>> start DATA PROVIDED

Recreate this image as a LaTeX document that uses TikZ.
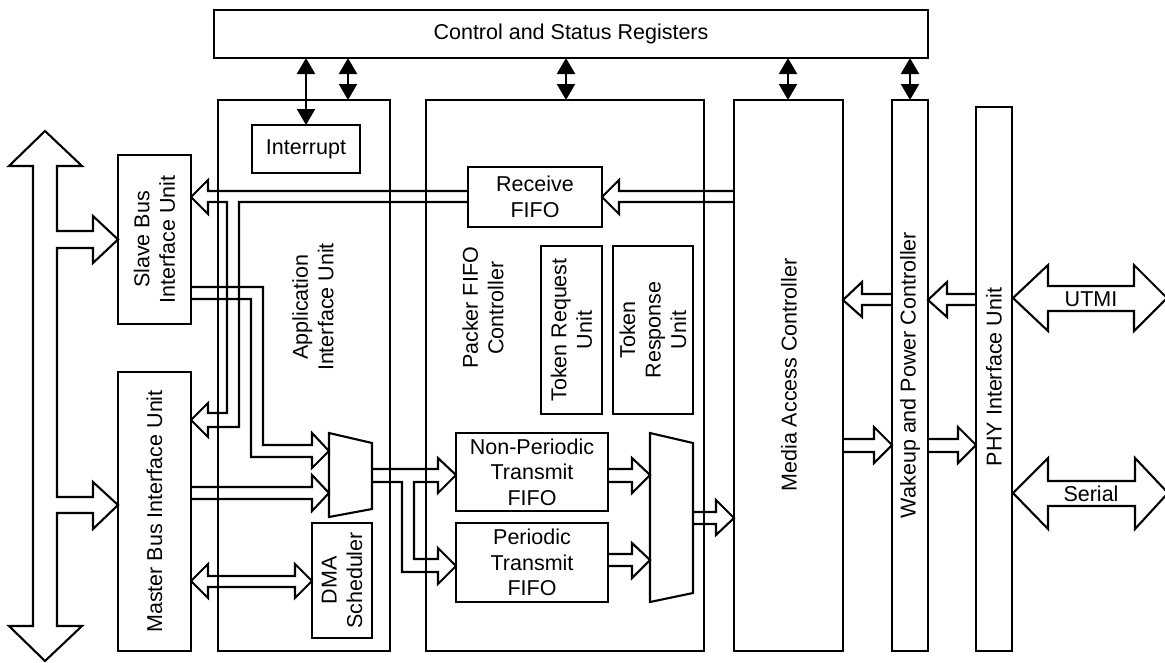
\documentclass[tikz,border=0pt]{standalone}
\usepackage{fontspec}
\setmainfont{Liberation Sans}
\usetikzlibrary{arrows.meta}
\begin{document}
\begin{tikzpicture}[x=1pt,y=-1pt,
  lw/.style={line width=2.1pt},
  box/.style={draw, line width=2.1pt, inner sep=0pt, outer sep=0pt},
  lbl/.style={font=\fontsize{21.5}{25.5}\selectfont, align=center, inner sep=0pt},
  vlbl/.style={lbl, rotate=90},
  barrow/.style={draw, line width=2.1pt, line join=miter},
  dblarr/.style={line width=2.1pt, {Triangle[length=16pt,width=18pt]}-{Triangle[length=16pt,width=18pt]}}]
\useasboundingbox (0,0) rectangle (1165,662);

% boxes
\node[box, lbl, minimum width=714pt, minimum height=48pt] (csr) at (571,34) {Control and Status Registers};
\node[box, minimum width=172pt, minimum height=551pt] (app) at (304,375.5) {};
\node[vlbl] (app-t) at (313,307) {Application\\Interface Unit};
\node[box, lbl, minimum width=108pt, minimum height=48pt] (intr) at (306,149) {Interrupt};
\node[box, minimum width=278pt, minimum height=551pt] (pfc) at (565,375.5) {};
\node[vlbl] (pfc-t) at (483,308) {Packer FIFO\\Controller};
\node[box, minimum width=109pt, minimum height=551pt] (mac) at (788.5,375.5) {};
\node[vlbl] (mac-t) at (789,375) {Media Access Controller};
\node[box, minimum width=36pt, minimum height=551pt] (wpc) at (910,375.5) {};
\node[vlbl] (wpc-t) at (910,375) {Wakeup and Power Controller};
\node[box, minimum width=36pt, minimum height=544pt] (phy) at (994,379) {};
\node[vlbl] (phy-t) at (994,377) {PHY Interface Unit};
\node[box, minimum width=73pt, minimum height=169pt] (slave) at (154.5,239.5) {};
\node[vlbl] (slave-t) at (154.5,239.5) {Slave Bus\\Interface Unit};
\node[box, minimum width=73pt, minimum height=279pt] (master) at (154.5,511.5) {};
\node[vlbl] (master-t) at (154.5,511.5) {Master Bus Interface Unit};
\node[box, lbl, minimum width=134pt, minimum height=60pt] (rx) at (535,197) {Receive\\FIFO};
\node[box, minimum width=61pt, minimum height=168pt] (treq) at (571.5,330) {};
\node[vlbl] (treq-t) at (571.5,330) {Token Request\\Unit};
\node[box, minimum width=80pt, minimum height=168pt] (tresp) at (653,330) {};
\node[vlbl] (tresp-t) at (653,330) {Token\\Response\\Unit};
\node[box, lbl, minimum width=152pt, minimum height=78pt] (npf) at (532,472) {Non-Periodic\\Transmit\\FIFO};
\node[box, lbl, minimum width=152pt, minimum height=79pt] (pf) at (532,562.5) {Periodic\\Transmit\\FIFO};
\node[box, minimum width=60pt, minimum height=115pt] (dma) at (342,580.5) {};
\node[vlbl] (dma-t) at (342,580.5) {DMA\\Scheduler};

% multiplexers
\draw[lw] (329,433) coordinate (mux1) -- (372,443) -- (372,509) -- (329,517) -- cycle;
\draw[lw] (650,433) coordinate (mux2) -- (693,443) -- (693,593) -- (650,602) -- cycle;

% register access arrows
\coordinate (x348) at (348,0);
\coordinate (x566) at (566,0);
\coordinate (x788) at (788,0);
\coordinate (x910) at (910,0);
\draw[dblarr] (csr.south -| intr.north) -- (intr.north);
\draw[dblarr] (csr.south -| x348) -- (app.north -| x348);
\draw[dblarr] (csr.south -| x566) -- (pfc.north -| x566);
\draw[dblarr] (csr.south -| x788) -- (mac.north -| x788);
\draw[dblarr] (csr.south -| x910) -- (wpc.north -| x910);

% system bus arrow with branches
\draw[barrow] (45,131) -- (82,166) -- (57,166) -- (57,231) -- (93,231) -- (93,216) -- (118,239.5) -- (93,263) -- (93,248) -- (57,248)
  -- (57,497) -- (93,497) -- (93,482) -- (118,505) -- (93,529) -- (93,513) -- (57,513)
  -- (57,626) -- (82,626) -- (45,661) -- (9,626) -- (33,626) -- (33,166) -- (9,166) -- cycle;

% receive path
\draw[barrow] (734,191) -- (619,191) -- (619,180) -- (602,197) -- (619,214) -- (619,202) -- (734,202);
\draw[barrow] (468,191) -- (208,191) -- (208,180) -- (191,197) -- (208,214) -- (208,202) -- (227,202)
  -- (227,413) -- (208,413) -- (208,403) -- (191,420) -- (208,437) -- (208,427) -- (239,427) -- (239,202) -- (468,202);

% slave to mux
\draw[barrow] (191,287) -- (263,287) -- (263,445) -- (312,445) -- (312,433) -- (329,451) -- (312,468) -- (312,457) -- (251,457) -- (251,299) -- (191,299);
% master to mux
\draw[barrow] (191,487) -- (312,487) -- (312,475) -- (329,493) -- (312,511) -- (312,499) -- (191,499);
% master <-> DMA
\draw[barrow] (208,576) -- (295,576) -- (295,564) -- (312,581) -- (295,598) -- (295,587) -- (208,587) -- (208,598) -- (191,581) -- (208,564) -- cycle;
% mux1 to transmit FIFOs
\draw[barrow] (372,469) -- (438,469) -- (438,458) -- (456,475) -- (438,493) -- (438,482) -- (414,482) -- (414,559) -- (438,559) -- (438,548) -- (456,566) -- (438,584) -- (438,572) -- (402,572) -- (402,482) -- (372,482);
% FIFOs to mux2
\draw[barrow] (608,469) -- (632,469) -- (632,458) -- (650,475) -- (632,493) -- (632,482) -- (608,482);
\draw[barrow] (608,554) -- (632,554) -- (632,543) -- (650,560) -- (632,578) -- (632,566) -- (608,566);
% mux2 to MAC
\draw[barrow] (693,512) -- (716,512) -- (716,500) -- (734,518) -- (716,535) -- (716,524) -- (693,524);
% MAC -> WPC -> PHY
\draw[barrow] (843,439) -- (874,439) -- (874,427) -- (892,445) -- (874,463) -- (874,452) -- (843,452);
\draw[barrow] (928,439) -- (958,439) -- (958,427) -- (976,445) -- (958,463) -- (958,452) -- (928,452);
% PHY -> WPC -> MAC
\draw[barrow] (976,294) -- (947,294) -- (947,282) -- (928,300) -- (947,317) -- (947,305) -- (976,305);
\draw[barrow] (892,294) -- (862,294) -- (862,282) -- (843,300) -- (862,317) -- (862,305) -- (892,305);

% external interfaces
\draw[barrow] (1013,298) -- (1048,265) -- (1048,286) -- (1134,286) -- (1134,265) -- (1167,298) -- (1134,331) -- (1134,311) -- (1048,311) -- (1048,331) -- cycle;
\node[lbl] (utmi) at (1091,299) {UTMI};
\draw[barrow] (1013,493) -- (1048,458) -- (1048,481) -- (1135,481) -- (1135,458) -- (1168,493) -- (1135,529) -- (1135,506) -- (1048,506) -- (1048,529) -- cycle;
\node[lbl] (serial) at (1091,494) {Serial};
\end{tikzpicture}
\end{document}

>> end DATA PROVIDED

- _WHAT YOU NEED TO DO_
Exactly restate the lines from the beginning of the data through the line with "(0,0) rectangle (1165,662);", and no others, keeping pictures out.

- _SOLUTION TO THIS EXERCISE_
Recreate this image as a LaTeX document that uses TikZ.
\documentclass[tikz,border=0pt]{standalone}
\usepackage{fontspec}
\setmainfont{Liberation Sans}
\usetikzlibrary{arrows.meta}
\begin{document}
\begin{tikzpicture}[x=1pt,y=-1pt,
  lw/.style={line width=2.1pt},
  box/.style={draw, line width=2.1pt, inner sep=0pt, outer sep=0pt},
  lbl/.style={font=\fontsize{21.5}{25.5}\selectfont, align=center, inner sep=0pt},
  vlbl/.style={lbl, rotate=90},
  barrow/.style={draw, line width=2.1pt, line join=miter},
  dblarr/.style={line width=2.1pt, {Triangle[length=16pt,width=18pt]}-{Triangle[length=16pt,width=18pt]}}]
\useasboundingbox (0,0) rectangle (1165,662);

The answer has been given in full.